What to do → Skip the pictures. Transcribe the rest of the data below without changing a word.

Data block →
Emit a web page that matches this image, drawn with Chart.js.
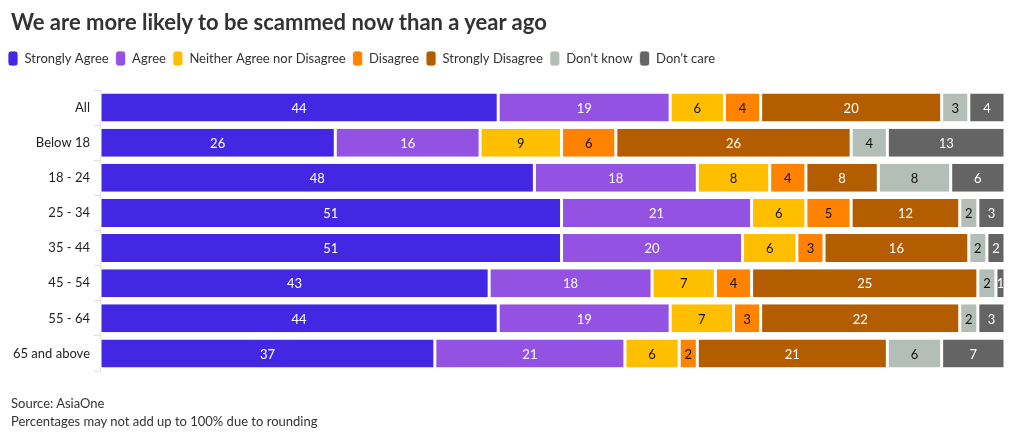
<!DOCTYPE html>
<html>
<head>
<meta charset="utf-8">
<script src="https://cdn.jsdelivr.net/npm/chart.js@4"></script>
<style>
  html, body { margin: 0; padding: 0; background: #fff; }
  #wrap { position: relative; width: 1020px; height: 440px; font-family: Lato, sans-serif; color: #333; }
  #title { position: absolute; left: 11px; top: 8px; font-size: 22px; font-weight: bold; color: #333; white-space: nowrap; }
  #footer { position: absolute; left: 11px; top: 394px; font-size: 13px; line-height: 18px; color: #333; }
  canvas { position: absolute; left: 0; top: 0; }
</style>
</head>
<body>
<div id="wrap">
  <canvas id="c" width="1020" height="440"></canvas>
  <div id="title">We are more likely to be scammed now than a year ago</div>
  <div id="footer">Source: AsiaOne<br>Percentages may not add up to 100% due to rounding</div>
</div>
<script>
const categories = ['All', 'Below 18', '18 - 24', '25 - 34', '35 - 44', '45 - 54', '55 - 64', '65 and above'];
const seriesNames = ['Strongly Agree', 'Agree', 'Neither Agree nor Disagree', 'Disagree', 'Strongly Disagree', "Don't know", "Don't care"];
const stronglyAgree    = [44, 26, 48, 51, 51, 43, 44, 37];
const agree            = [19, 16, 18, 21, 20, 18, 19, 21];
const neither          = [6, 9, 8, 6, 6, 7, 7, 6];
const disagree         = [4, 6, 4, 5, 3, 4, 3, 2];
const stronglyDisagree = [20, 26, 8, 12, 16, 25, 22, 21];
const dontKnow         = [3, 4, 8, 2, 2, 2, 2, 6];
const dontCare         = [4, 13, 6, 3, 2, 1, 3, 7];

const seriesValues = [stronglyAgree, agree, neither, disagree, stronglyDisagree, dontKnow, dontCare];
const colors = ['#4327e3', '#9352e2', '#ffbf00', '#ff8200', '#b35d00', '#b4beb8', '#646464'];
const labelColors = ['#ffffff', '#ffffff', '#111111', '#111111', '#ffffff', '#111111', '#ffffff'];

const datasets = seriesNames.map((name, i) => ({
  label: name,
  data: seriesValues[i],
  backgroundColor: colors[i],
  borderColor: '#ffffff',
  borderWidth: { left: 1.5, right: 1.5, top: 0, bottom: 0 },
  borderSkipped: false,
  barPercentage: 0.8,
  categoryPercentage: 1.0,
  labelColor: labelColors[i]
}));

const valueLabels = {
  id: 'valueLabels',
  afterDatasetsDraw(chart) {
    const ctx = chart.ctx;
    ctx.save();
    ctx.font = '13px Lato, sans-serif';
    ctx.textAlign = 'center';
    ctx.textBaseline = 'middle';
    chart.data.datasets.forEach((ds, di) => {
      const meta = chart.getDatasetMeta(di);
      if (meta.hidden) return;
      meta.data.forEach((el, i) => {
        const v = ds.data[i];
        if (!v) return;
        ctx.fillStyle = ds.labelColor;
        ctx.fillText(String(v), (el.x + el.base) / 2, el.y + 1);
      });
    });
    ctx.restore();
  }
};

const legendSpacing = {
  id: 'legendSpacing',
  beforeInit(chart) {
    const legend = chart.legend;
    if (!legend) return;
    const origFit = legend.fit;
    legend.fit = function () {
      origFit.call(this);
      this.height += 14;
    };
  }
};

new Chart(document.getElementById('c'), {
  type: 'bar',
  data: { labels: categories, datasets },
  options: {
    indexAxis: 'y',
    responsive: false,
    animation: false,
    layout: { padding: { top: 44, left: 1, right: 15, bottom: 69 } },
    plugins: {
      title: { display: false },
      tooltip: { enabled: false },
      legend: {
        position: 'top',
        align: 'start',
        labels: {
          boxWidth: 10,
          boxHeight: 15,
          useBorderRadius: true,
          borderRadius: 3,
          padding: 7,
          color: '#333',
          font: { family: 'Lato, sans-serif', size: 13 }
        }
      }
    },
    scales: {
      x: { stacked: true, min: 0, max: 100, display: false },
      y: {
        stacked: true,
        afterFit: (s) => { s.width = 99; },
        border: { display: true, color: '#e0e0e0' },
        grid: { display: true, drawOnChartArea: false, drawTicks: true, tickLength: 6, color: '#e0e0e0' },
        ticks: { color: '#222', padding: 4, font: { family: 'Lato, sans-serif', size: 13 } }
      }
    }
  },
  plugins: [legendSpacing, valueLabels]
});
</script>
</body>
</html>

Task solution →
Emit a web page that matches this image, drawn with Chart.js.
<!DOCTYPE html>
<html>
<head>
<meta charset="utf-8">
<script src="https://cdn.jsdelivr.net/npm/chart.js@4"></script>
<style>
  html, body { margin: 0; padding: 0; background: #fff; }
  #wrap { position: relative; width: 1020px; height: 440px; font-family: Lato, sans-serif; color: #333; }
  #title { position: absolute; left: 11px; top: 8px; font-size: 22px; font-weight: bold; color: #333; white-space: nowrap; }
  #footer { position: absolute; left: 11px; top: 394px; font-size: 13px; line-height: 18px; color: #333; }
  canvas { position: absolute; left: 0; top: 0; }
</style>
</head>
<body>
<div id="wrap">
  <canvas id="c" width="1020" height="440"></canvas>
  <div id="title">We are more likely to be scammed now than a year ago</div>
  <div id="footer">Source: AsiaOne<br>Percentages may not add up to 100% due to rounding</div>
</div>
<script>
const categories = ['All', 'Below 18', '18 - 24', '25 - 34', '35 - 44', '45 - 54', '55 - 64', '65 and above'];
const seriesNames = ['Strongly Agree', 'Agree', 'Neither Agree nor Disagree', 'Disagree', 'Strongly Disagree', "Don't know", "Don't care"];
const stronglyAgree    = [44, 26, 48, 51, 51, 43, 44, 37];
const agree            = [19, 16, 18, 21, 20, 18, 19, 21];
const neither          = [6, 9, 8, 6, 6, 7, 7, 6];
const disagree         = [4, 6, 4, 5, 3, 4, 3, 2];
const stronglyDisagree = [20, 26, 8, 12, 16, 25, 22, 21];
const dontKnow         = [3, 4, 8, 2, 2, 2, 2, 6];
const dontCare         = [4, 13, 6, 3, 2, 1, 3, 7];

const seriesValues = [stronglyAgree, agree, neither, disagree, stronglyDisagree, dontKnow, dontCare];
const colors = ['#4327e3', '#9352e2', '#ffbf00', '#ff8200', '#b35d00', '#b4beb8', '#646464'];
const labelColors = ['#ffffff', '#ffffff', '#111111', '#111111', '#ffffff', '#111111', '#ffffff'];

const datasets = seriesNames.map((name, i) => ({
  label: name,
  data: seriesValues[i],
  backgroundColor: colors[i],
  borderColor: '#ffffff',
  borderWidth: { left: 1.5, right: 1.5, top: 0, bottom: 0 },
  borderSkipped: false,
  barPercentage: 0.8,
  categoryPercentage: 1.0,
  labelColor: labelColors[i]
}));

const valueLabels = {
  id: 'valueLabels',
  afterDatasetsDraw(chart) {
    const ctx = chart.ctx;
    ctx.save();
    ctx.font = '13px Lato, sans-serif';
    ctx.textAlign = 'center';
    ctx.textBaseline = 'middle';
    chart.data.datasets.forEach((ds, di) => {
      const meta = chart.getDatasetMeta(di);
      if (meta.hidden) return;
      meta.data.forEach((el, i) => {
        const v = ds.data[i];
        if (!v) return;
        ctx.fillStyle = ds.labelColor;
        ctx.fillText(String(v), (el.x + el.base) / 2, el.y + 1);
      });
    });
    ctx.restore();
  }
};

const legendSpacing = {
  id: 'legendSpacing',
  beforeInit(chart) {
    const legend = chart.legend;
    if (!legend) return;
    const origFit = legend.fit;
    legend.fit = function () {
      origFit.call(this);
      this.height += 14;
    };
  }
};

new Chart(document.getElementById('c'), {
  type: 'bar',
  data: { labels: categories, datasets },
  options: {
    indexAxis: 'y',
    responsive: false,
    animation: false,
    layout: { padding: { top: 44, left: 1, right: 15, bottom: 69 } },
    plugins: {
      title: { display: false },
      tooltip: { enabled: false },
      legend: {
        position: 'top',
        align: 'start',
        labels: {
          boxWidth: 10,
          boxHeight: 15,
          useBorderRadius: true,
          borderRadius: 3,
          padding: 7,
          color: '#333',
          font: { family: 'Lato, sans-serif', size: 13 }
        }
      }
    },
    scales: {
      x: { stacked: true, min: 0, max: 100, display: false },
      y: {
        stacked: true,
        afterFit: (s) => { s.width = 99; },
        border: { display: true, color: '#e0e0e0' },
        grid: { display: true, drawOnChartArea: false, drawTicks: true, tickLength: 6, color: '#e0e0e0' },
        ticks: { color: '#222', padding: 4, font: { family: 'Lato, sans-serif', size: 13 } }
      }
    }
  },
  plugins: [legendSpacing, valueLabels]
});
</script>
</body>
</html>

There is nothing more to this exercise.